• **Provided data**
__________

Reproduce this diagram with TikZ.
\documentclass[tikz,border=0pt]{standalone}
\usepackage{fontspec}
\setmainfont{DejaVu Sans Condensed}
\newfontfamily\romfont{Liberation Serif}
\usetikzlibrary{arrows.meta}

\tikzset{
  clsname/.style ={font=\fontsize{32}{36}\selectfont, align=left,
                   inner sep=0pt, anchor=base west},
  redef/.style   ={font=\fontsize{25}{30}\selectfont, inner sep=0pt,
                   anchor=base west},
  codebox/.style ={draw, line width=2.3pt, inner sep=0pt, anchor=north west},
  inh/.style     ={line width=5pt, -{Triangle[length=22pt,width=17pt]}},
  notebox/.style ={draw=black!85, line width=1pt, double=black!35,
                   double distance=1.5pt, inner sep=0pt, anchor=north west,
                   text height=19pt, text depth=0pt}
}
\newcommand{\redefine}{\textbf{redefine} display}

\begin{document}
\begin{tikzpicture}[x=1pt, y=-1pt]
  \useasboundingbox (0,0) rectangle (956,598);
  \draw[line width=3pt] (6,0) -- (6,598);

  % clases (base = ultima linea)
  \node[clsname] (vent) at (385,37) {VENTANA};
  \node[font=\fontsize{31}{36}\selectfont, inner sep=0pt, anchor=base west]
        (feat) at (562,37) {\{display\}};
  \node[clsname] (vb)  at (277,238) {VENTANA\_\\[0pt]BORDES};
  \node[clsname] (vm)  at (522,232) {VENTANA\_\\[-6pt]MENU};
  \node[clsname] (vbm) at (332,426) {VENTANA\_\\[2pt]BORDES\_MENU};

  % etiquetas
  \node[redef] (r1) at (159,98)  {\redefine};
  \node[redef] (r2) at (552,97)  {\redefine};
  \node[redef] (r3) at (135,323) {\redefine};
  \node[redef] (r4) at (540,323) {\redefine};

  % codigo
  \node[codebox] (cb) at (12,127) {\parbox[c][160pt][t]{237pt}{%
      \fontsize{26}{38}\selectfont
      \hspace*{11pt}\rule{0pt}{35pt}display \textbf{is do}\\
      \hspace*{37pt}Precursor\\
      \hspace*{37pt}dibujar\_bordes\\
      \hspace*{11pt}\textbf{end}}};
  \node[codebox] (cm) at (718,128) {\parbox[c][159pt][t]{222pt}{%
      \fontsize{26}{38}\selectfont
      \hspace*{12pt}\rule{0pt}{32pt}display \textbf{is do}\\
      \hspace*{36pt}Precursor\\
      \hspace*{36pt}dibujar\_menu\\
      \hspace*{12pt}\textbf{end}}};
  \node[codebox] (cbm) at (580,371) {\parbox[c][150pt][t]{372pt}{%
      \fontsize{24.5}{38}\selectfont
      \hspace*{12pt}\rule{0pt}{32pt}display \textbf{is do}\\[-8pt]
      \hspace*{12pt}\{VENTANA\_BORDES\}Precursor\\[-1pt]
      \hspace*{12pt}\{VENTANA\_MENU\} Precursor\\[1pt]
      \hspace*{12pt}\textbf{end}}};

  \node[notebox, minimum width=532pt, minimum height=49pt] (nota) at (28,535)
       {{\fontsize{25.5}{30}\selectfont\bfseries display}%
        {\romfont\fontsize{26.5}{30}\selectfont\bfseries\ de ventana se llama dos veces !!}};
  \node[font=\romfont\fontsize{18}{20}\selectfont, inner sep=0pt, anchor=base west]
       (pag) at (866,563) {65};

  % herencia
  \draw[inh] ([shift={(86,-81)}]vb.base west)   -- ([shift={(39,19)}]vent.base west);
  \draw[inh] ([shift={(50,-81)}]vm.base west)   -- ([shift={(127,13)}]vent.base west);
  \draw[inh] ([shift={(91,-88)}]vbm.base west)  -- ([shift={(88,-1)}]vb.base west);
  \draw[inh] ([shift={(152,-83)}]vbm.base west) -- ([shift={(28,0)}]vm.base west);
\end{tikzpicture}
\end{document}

__________

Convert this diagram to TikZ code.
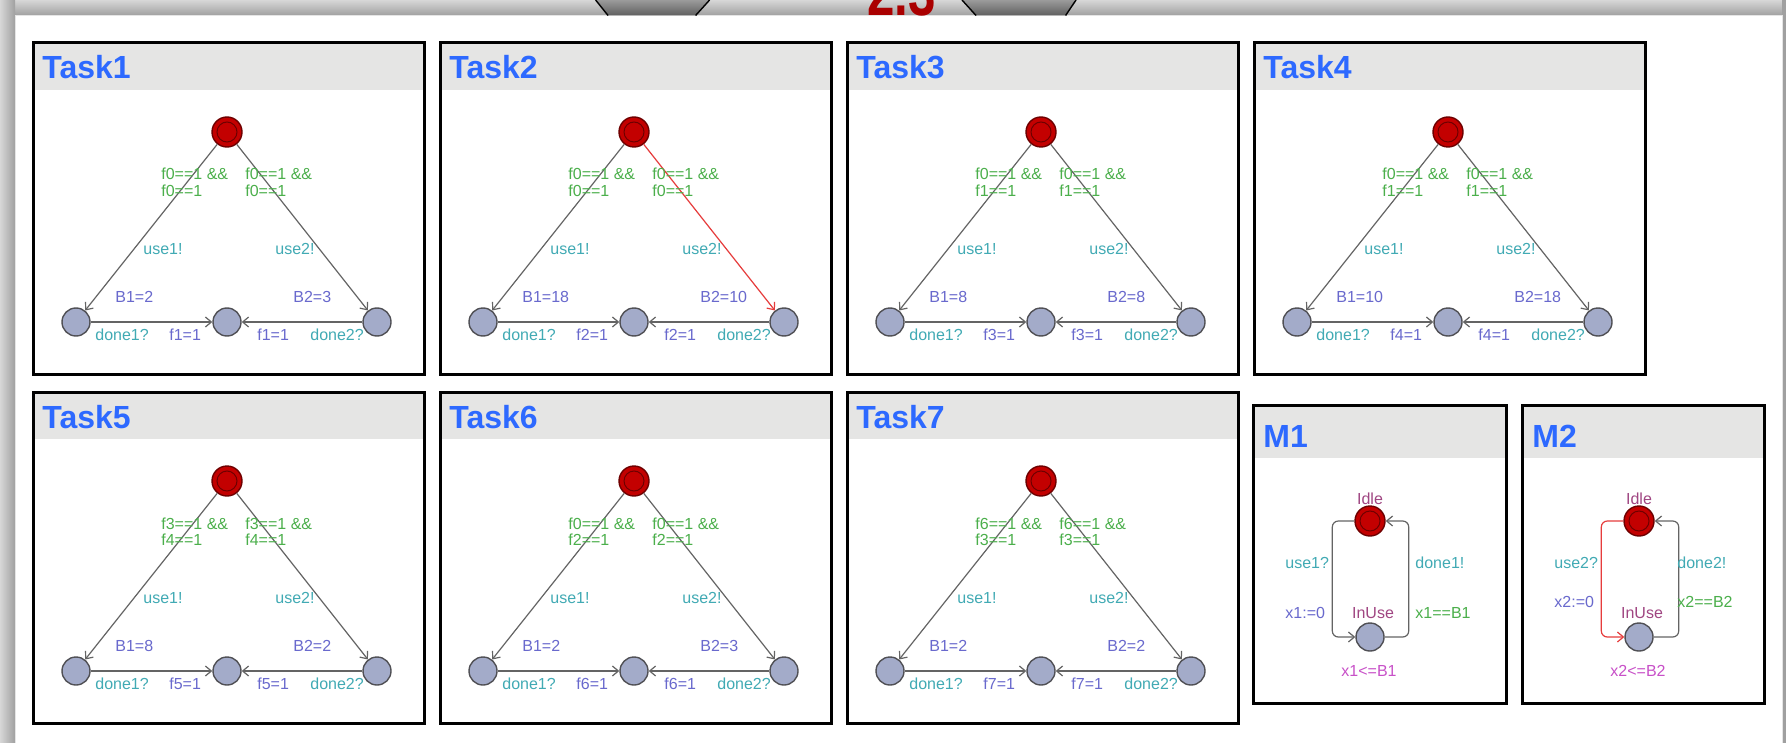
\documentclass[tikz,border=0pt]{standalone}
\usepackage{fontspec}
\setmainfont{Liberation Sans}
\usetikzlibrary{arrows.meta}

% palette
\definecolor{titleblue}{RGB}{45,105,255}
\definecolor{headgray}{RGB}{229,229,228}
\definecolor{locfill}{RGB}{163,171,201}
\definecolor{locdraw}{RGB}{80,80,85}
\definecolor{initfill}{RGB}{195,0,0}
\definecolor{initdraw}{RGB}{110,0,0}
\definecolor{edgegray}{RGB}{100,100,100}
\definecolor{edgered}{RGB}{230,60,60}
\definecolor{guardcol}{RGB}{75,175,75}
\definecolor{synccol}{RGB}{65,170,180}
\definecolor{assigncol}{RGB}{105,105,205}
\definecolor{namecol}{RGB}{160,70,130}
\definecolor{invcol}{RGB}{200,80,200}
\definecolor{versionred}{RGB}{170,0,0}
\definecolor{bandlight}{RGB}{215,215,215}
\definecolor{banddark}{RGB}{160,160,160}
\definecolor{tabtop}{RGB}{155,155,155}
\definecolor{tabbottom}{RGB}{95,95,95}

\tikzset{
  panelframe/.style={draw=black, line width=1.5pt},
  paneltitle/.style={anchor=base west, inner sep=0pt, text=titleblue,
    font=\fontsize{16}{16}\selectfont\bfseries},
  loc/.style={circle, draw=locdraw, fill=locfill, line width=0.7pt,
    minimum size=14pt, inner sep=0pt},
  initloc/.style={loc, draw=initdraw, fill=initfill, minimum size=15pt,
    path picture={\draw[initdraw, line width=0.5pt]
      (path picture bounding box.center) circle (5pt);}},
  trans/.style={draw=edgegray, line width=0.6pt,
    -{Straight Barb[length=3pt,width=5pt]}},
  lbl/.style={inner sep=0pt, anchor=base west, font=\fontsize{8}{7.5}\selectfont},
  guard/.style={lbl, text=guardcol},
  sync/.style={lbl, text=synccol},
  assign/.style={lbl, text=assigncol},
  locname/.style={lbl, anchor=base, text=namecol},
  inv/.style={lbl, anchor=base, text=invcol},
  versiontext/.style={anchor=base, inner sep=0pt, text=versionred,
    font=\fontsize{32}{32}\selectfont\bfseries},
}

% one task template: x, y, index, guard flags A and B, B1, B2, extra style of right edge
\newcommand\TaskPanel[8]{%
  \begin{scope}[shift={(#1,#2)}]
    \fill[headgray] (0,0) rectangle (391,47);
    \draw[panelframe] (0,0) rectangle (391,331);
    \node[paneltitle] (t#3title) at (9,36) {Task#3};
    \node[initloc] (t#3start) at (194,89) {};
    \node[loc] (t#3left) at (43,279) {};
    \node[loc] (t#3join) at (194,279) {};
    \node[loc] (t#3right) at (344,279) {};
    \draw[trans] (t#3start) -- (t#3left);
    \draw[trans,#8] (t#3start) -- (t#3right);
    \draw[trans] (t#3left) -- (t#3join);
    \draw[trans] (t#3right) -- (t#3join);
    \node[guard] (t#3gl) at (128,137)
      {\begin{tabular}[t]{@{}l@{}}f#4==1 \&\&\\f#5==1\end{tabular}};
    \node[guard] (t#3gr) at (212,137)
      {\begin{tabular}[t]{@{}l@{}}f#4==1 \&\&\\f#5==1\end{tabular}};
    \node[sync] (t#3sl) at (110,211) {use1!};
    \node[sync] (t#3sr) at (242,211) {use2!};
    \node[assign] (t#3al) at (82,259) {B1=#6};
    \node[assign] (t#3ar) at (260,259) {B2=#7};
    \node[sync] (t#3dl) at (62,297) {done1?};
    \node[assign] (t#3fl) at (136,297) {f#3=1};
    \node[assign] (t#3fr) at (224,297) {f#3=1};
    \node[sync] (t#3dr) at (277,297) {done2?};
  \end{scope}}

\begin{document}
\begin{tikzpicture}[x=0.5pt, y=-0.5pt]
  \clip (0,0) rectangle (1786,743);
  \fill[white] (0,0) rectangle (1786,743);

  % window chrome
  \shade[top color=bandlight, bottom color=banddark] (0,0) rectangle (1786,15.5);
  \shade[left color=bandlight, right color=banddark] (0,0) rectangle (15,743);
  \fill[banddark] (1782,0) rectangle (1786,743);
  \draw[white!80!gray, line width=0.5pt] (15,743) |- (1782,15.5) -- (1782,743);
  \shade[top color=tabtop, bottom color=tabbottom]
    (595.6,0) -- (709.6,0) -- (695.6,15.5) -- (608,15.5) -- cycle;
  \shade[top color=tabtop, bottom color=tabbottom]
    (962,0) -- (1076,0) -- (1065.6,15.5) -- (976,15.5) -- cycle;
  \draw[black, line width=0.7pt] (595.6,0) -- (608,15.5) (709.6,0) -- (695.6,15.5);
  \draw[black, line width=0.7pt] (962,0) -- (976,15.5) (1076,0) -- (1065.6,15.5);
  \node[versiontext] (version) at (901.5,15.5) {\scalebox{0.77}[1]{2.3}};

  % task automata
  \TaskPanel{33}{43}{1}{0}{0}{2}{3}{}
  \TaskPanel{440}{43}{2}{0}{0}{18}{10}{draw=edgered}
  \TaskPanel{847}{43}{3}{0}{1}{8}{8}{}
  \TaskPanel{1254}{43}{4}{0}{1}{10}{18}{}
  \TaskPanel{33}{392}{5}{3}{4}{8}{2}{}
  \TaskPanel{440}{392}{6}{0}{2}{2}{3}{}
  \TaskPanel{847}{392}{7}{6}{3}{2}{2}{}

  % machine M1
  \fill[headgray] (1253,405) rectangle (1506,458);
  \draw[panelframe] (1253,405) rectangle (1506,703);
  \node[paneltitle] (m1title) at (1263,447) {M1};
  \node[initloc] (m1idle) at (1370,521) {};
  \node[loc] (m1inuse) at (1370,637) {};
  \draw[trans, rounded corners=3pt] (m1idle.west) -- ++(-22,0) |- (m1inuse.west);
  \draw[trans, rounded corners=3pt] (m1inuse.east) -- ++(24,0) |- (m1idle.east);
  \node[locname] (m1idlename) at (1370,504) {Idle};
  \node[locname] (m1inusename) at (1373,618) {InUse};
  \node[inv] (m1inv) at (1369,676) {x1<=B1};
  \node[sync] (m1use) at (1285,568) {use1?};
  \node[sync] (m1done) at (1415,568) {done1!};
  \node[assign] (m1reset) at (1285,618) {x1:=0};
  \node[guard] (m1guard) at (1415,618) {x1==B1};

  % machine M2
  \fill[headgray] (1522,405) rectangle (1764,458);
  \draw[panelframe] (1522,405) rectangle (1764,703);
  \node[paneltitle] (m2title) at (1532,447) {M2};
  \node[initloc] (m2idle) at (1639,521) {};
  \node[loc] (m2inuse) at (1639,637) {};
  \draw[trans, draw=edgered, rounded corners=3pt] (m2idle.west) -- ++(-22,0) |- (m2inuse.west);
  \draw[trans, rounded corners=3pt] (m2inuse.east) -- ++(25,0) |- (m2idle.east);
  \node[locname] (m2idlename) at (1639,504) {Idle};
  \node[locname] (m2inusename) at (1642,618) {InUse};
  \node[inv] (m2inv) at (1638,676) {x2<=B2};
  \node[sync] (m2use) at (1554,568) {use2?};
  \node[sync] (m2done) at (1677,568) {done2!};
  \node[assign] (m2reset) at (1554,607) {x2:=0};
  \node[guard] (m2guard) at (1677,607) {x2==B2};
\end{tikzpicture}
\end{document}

__________

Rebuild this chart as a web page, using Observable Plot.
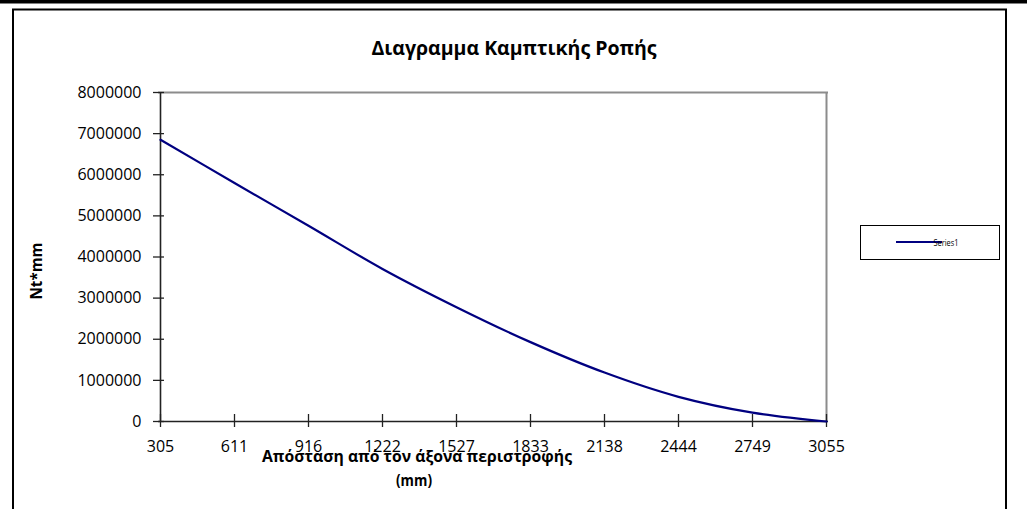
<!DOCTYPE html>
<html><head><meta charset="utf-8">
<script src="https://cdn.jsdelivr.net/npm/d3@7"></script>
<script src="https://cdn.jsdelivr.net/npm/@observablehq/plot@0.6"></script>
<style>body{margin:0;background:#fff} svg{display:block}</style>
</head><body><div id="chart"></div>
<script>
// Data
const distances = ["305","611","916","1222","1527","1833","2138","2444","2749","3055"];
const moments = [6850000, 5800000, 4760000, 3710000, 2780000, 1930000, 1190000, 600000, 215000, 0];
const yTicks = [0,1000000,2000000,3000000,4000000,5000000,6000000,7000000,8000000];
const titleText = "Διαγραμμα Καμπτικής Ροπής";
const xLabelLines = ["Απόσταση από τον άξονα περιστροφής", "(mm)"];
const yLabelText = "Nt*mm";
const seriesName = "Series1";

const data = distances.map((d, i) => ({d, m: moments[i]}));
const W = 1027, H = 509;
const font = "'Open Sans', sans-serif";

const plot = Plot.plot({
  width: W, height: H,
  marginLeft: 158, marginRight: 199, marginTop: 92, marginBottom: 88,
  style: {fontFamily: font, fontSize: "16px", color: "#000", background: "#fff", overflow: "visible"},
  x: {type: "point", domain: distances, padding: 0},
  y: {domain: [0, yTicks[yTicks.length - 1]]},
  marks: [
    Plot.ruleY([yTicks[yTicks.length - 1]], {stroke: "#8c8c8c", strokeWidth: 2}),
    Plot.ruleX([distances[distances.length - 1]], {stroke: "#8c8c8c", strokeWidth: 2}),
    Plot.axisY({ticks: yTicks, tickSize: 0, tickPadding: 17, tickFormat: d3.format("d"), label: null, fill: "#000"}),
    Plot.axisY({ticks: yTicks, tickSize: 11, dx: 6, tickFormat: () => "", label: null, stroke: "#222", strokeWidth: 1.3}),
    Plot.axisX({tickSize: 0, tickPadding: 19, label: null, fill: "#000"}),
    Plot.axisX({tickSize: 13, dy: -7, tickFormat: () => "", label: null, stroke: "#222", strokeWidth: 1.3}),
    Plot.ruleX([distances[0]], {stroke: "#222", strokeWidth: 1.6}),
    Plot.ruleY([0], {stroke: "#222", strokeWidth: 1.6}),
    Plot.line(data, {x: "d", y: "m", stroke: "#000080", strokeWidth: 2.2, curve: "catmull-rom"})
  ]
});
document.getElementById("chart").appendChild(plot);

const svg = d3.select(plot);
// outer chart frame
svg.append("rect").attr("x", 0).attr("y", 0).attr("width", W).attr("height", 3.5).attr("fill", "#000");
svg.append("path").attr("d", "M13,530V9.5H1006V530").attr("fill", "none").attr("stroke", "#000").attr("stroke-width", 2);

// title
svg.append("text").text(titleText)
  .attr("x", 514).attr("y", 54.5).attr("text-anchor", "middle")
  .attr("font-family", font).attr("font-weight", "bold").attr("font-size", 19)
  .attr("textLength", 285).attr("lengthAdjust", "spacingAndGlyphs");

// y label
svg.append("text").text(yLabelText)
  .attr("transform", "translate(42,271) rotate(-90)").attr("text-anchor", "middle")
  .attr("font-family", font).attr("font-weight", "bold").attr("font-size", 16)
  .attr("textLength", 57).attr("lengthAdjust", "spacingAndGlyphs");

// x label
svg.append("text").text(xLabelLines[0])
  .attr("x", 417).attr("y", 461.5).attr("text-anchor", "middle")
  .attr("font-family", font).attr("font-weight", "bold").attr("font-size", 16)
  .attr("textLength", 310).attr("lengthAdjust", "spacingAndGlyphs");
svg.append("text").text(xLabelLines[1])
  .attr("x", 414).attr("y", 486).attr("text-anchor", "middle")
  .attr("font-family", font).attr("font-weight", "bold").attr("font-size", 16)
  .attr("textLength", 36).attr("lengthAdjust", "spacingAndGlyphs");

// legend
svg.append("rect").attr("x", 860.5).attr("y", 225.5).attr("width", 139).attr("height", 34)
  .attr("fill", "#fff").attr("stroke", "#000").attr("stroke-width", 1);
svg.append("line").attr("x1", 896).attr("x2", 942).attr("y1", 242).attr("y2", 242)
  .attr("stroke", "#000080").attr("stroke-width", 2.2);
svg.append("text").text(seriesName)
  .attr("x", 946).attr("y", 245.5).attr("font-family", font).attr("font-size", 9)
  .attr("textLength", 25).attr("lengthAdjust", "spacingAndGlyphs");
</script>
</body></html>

__________

• **Your instructions**
Give the number of lines in the records above that contain the word "chart". Reply with that number alone.

• **Written answer**
4